Quand arrive un nouveau coach, les joueurs cherchent toujours à l’impressionner. Ancelotti est difficilement impressionnable. Quand on le déçoit, il nous recadre. Au fond, il n’est pas très différent de Kombouaré. Il nous fait juste bosser en 4-3-2-1, sa fameuse tactique en arbre de noël. Elle demande beaucoup d’application.
A un moment, oubliant les consignes, Hoarau a tenté un dribble. Ancelotti s’est frotté les yeux. Puis il l’a engueulé.

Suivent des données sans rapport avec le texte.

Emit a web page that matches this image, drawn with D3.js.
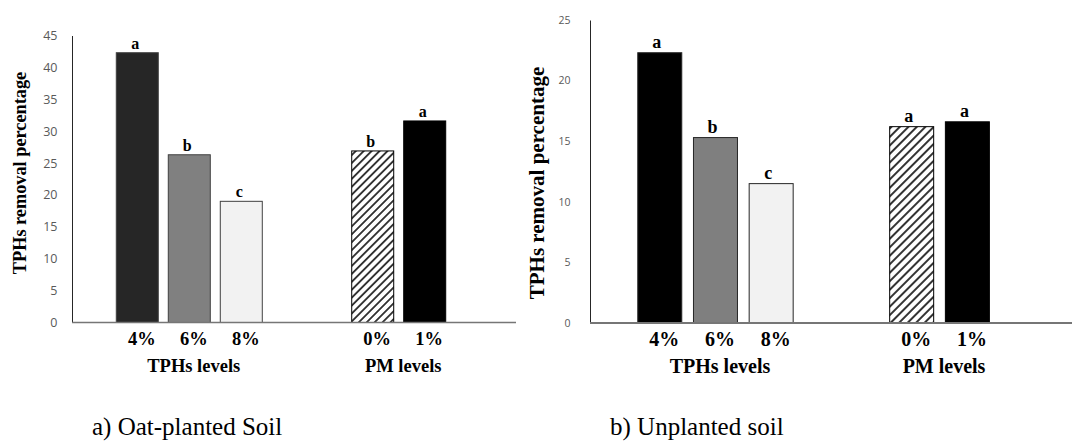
<!DOCTYPE html>
<html>
<head>
<meta charset="utf-8">
<script src="https://cdn.jsdelivr.net/npm/d3@7"></script>
<style>
  html, body { margin: 0; padding: 0; background: #fff; }
  svg { display: block; }
</style>
</head>
<body>
<svg id="chart" width="1072" height="441"></svg>
<script>
// ---------- data ----------
const groups = ["TPHs levels", "PM levels"];
const tphCats = ["4%", "6%", "8%"];
const pmCats = ["0%", "1%"];

const oatTph = [42.3, 26.3, 19.0];
const oatPm = [26.9, 31.6];
const oatTphLetters = ["a", "b", "c"];
const oatPmLetters = ["b", "a"];
const oatTicks = [0, 5, 10, 15, 20, 25, 30, 35, 40, 45];

const unTph = [22.3, 15.3, 11.5];
const unPm = [16.2, 16.6];
const unTphLetters = ["a", "b", "c"];
const unPmLetters = ["a", "a"];
const unTicks = [0, 5, 10, 15, 20, 25];

const yTitle = "TPHs removal percentage";
const captions = ["a) Oat-planted Soil", "b) Unplanted soil"];

// ---------- drawing ----------
const svg = d3.select("#chart");
const defs = svg.append("defs");

function hatch(id, spacing, sw) {
  const p = defs.append("pattern")
    .attr("id", id)
    .attr("patternUnits", "userSpaceOnUse")
    .attr("width", spacing).attr("height", spacing)
    .attr("patternTransform", "rotate(45)");
  p.append("rect").attr("width", spacing).attr("height", spacing).attr("fill", "#fff");
  p.append("line").attr("x1", 0).attr("y1", 0).attr("x2", 0).attr("y2", spacing)
    .attr("stroke", "#000").attr("stroke-width", sw);
  p.append("line").attr("x1", spacing).attr("y1", 0).attr("x2", spacing).attr("y2", spacing)
    .attr("stroke", "#000").attr("stroke-width", sw);
}
hatch("hatchA", 5.6, 1.5);
hatch("hatchB", 6.0, 1.6);

function drawChart(cfg) {
  const g = svg.append("g");
  const y = d3.scaleLinear().domain([0, cfg.yMax]).range([cfg.y0, cfg.y1]);
  const gx = d3.scalePoint().domain(groups).range([cfg.x0, cfg.x1]).padding(0.56);

  const sets = [
    { cats: tphCats, vals: cfg.tph, letters: cfg.tphL, fills: cfg.tphFills, strokes: cfg.tphStrokes },
    { cats: pmCats, vals: cfg.pm, letters: cfg.pmL, fills: cfg.pmFills, strokes: cfg.pmStrokes }
  ];

  // y axis
  const yAxis = d3.axisLeft(y).tickValues(cfg.ticks).tickSize(0).tickPadding(cfg.tickPad);
  const ya = g.append("g").attr("transform", `translate(${cfg.x0},0)`).call(yAxis);
  ya.select(".domain").attr("stroke", "#262626").attr("stroke-width", 1);
  ya.selectAll("text")
    .attr("font-family", "'Open Sans', 'DejaVu Sans', sans-serif")
    .attr("font-size", cfg.tickFont)
    .attr("fill", "#595959");

  sets.forEach((s, gi) => {
    const c = gx(groups[gi]);
    const n = s.cats.length;
    const pin = 1 - cfg.barW / cfg.step;
    const inner = d3.scaleBand().domain(s.cats)
      .range([c - n * cfg.step / 2, c + n * cfg.step / 2])
      .paddingInner(pin).paddingOuter(pin / 2);

    const data = s.cats.map((k, i) => ({ k, v: s.vals[i], l: s.letters[i], f: s.fills[i], st: s.strokes[i] }));

    g.selectAll(null).data(data).enter().append("rect")
      .attr("x", d => inner(d.k))
      .attr("y", d => y(d.v))
      .attr("width", inner.bandwidth())
      .attr("height", d => y(0) - y(d.v))
      .attr("fill", d => d.f)
      .attr("stroke", d => d.st)
      .attr("stroke-width", 1);

    g.selectAll(null).data(data).enter().append("text")
      .attr("x", d => inner(d.k) + inner.bandwidth() / 2 + cfg.letterDx)
      .attr("y", d => y(d.v) - cfg.letterGap)
      .attr("text-anchor", "middle")
      .attr("font-family", "'Liberation Serif', 'Times New Roman', serif")
      .attr("font-weight", "bold")
      .attr("font-size", cfg.letterFont)
      .attr("fill", "#000")
      .text(d => d.l);

    g.selectAll(null).data(data).enter().append("text")
      .attr("x", d => inner(d.k) + inner.bandwidth() / 2 + cfg.labelDx)
      .attr("y", cfg.catY)
      .attr("text-anchor", "middle")
      .attr("font-family", "'Liberation Serif', 'Times New Roman', serif")
      .attr("font-weight", "bold")
      .attr("font-size", cfg.labelFont)
      .attr("fill", "#000")
      .text(d => d.k);

    g.append("text")
      .attr("x", c + cfg.labelDx)
      .attr("y", cfg.groupY)
      .attr("text-anchor", "middle")
      .attr("font-family", "'Liberation Serif', 'Times New Roman', serif")
      .attr("font-weight", "bold")
      .attr("font-size", cfg.labelFont)
      .attr("fill", "#000")
      .text(groups[gi]);
  });

  // x baseline
  g.append("line")
    .attr("x1", cfg.x0).attr("x2", cfg.baseEnd)
    .attr("y1", y(0)).attr("y2", y(0))
    .attr("stroke", "#767676").attr("stroke-width", cfg.baseW);

  // y title
  g.append("text")
    .attr("transform", `translate(${cfg.titleX},${cfg.titleY}) rotate(-90)`)
    .attr("text-anchor", "middle")
    .attr("dy", "0.33em")
    .attr("font-family", "'Liberation Serif', 'Times New Roman', serif")
    .attr("font-weight", "bold")
    .attr("font-size", cfg.titleFont)
    .attr("fill", "#000")
    .text(yTitle);

  // caption
  g.append("text")
    .attr("x", cfg.capX).attr("y", cfg.capY)
    .attr("font-family", "'Liberation Serif', 'Times New Roman', serif")
    .attr("font-size", cfg.capFont)
    .attr("fill", "#000")
    .text(cfg.caption);
}

drawChart({
  tph: oatTph, pm: oatPm, tphL: oatTphLetters, pmL: oatPmLetters, ticks: oatTicks,
  yMax: 45, y0: 322.5, y1: 35.5, x0: 72, x1: 516, baseEnd: 516, baseW: 1.5,
  step: 52, barW: 42,
  tphFills: ["#262626", "#808080", "#f2f2f2"], tphStrokes: ["#404040", "#404040", "#404040"],
  pmFills: ["url(#hatchA)", "#000"], pmStrokes: ["#000", "#000"],
  tickPad: 14.5, tickFont: 12.5,
  letterFont: 16, letterGap: 4, letterDx: -2,
  labelFont: 18.5, labelDx: 4.5, catY: 345, groupY: 371.7,
  titleX: 20, titleY: 173, titleFont: 18.3,
  caption: captions[0], capX: 92, capY: 435, capFont: 25
});

drawChart({
  tph: unTph, pm: unPm, tphL: unTphLetters, pmL: unPmLetters, ticks: unTicks,
  yMax: 25, y0: 323, y1: 20, x0: 590, x1: 1065, baseEnd: 1072, baseW: 2,
  step: 55.7, barW: 44,
  tphFills: ["#000", "#7f7f7f", "#f2f2f2"], tphStrokes: ["#262626", "#262626", "#262626"],
  pmFills: ["url(#hatchB)", "#000"], pmStrokes: ["#000", "#000"],
  tickPad: 19.5, tickFont: 10.5,
  letterFont: 18, letterGap: 4.5, letterDx: -3,
  labelFont: 20, labelDx: 4.5, catY: 346, groupY: 373.3,
  titleX: 537.5, titleY: 183, titleFont: 21,
  caption: captions[1], capX: 610, capY: 435, capFont: 25
});
</script>
</body>
</html>
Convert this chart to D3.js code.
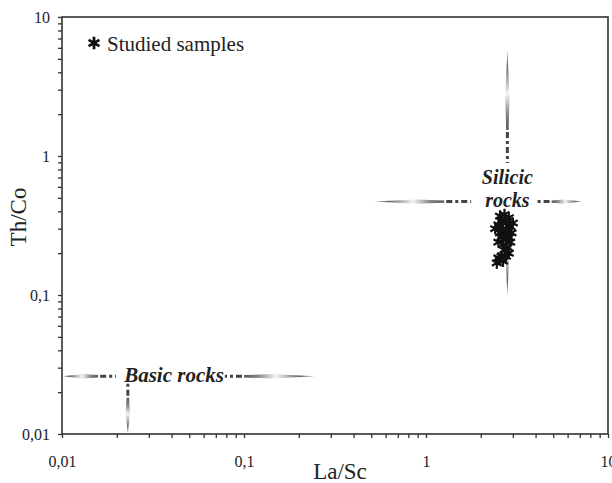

« Jouez simple! Simple! Comme Kohler! »
Il l’a carrément pourri à la mi-temps contre Locminé, lui donnant quinze minutes pour réagir. Et il m’a fait entrer à la reprise. Nous avions travaillé l’arbre de noël la semaine en imaginait qu’accrocher un ballon sur la tête de Hoarau suffirait pour l’illuminer. Mais c’était comme si l’arbre avait perdu ses épines et que nous marchions dessus, pieds nus. Quand Erding a remplacé Hoarau, nous n’avions pas été particulièrement rassuré. Les amateurs nous harcelaient. Devant. Derrière. Ils ne semblaient pas fatigués. Devant. Derrière. Un porno amateur. Ils jouaient en équipe. L’instituteur de CM1 taclait comme un fou. Bodmer n’avait jamais aimé l’école. Il était servi. Pour nous, la saison démarrait. Une rentrée des classes. Je connais ce monde amateur. Je sais que la rage, parfois, permet de renverser des montagnes.
Nene demandait le ballon. Il me le passait rarement. Pastore ne le demandait pas. Il me le passait encore plus rarement. Javier ne savait pas où se situer sur le terrain. De temps en temps, il redescendait très bas. Il cherchait Sirigu, son pote, son confident, l’homme qui le réconfortait dans les coups durs. Les attaquants adverses s’approchaient de lui et l’insultaient, en Français. Javier ne répondait pas et fronçait les sourcils ; en Argentin. Nous ne savions plus quoi faire. Je regardais Ancelotti. Il tirait pas une gueule pas possible. Comme sur toutes les photos. Sur les photos, l’équipe semble avoir changé. La réalité est plus floue.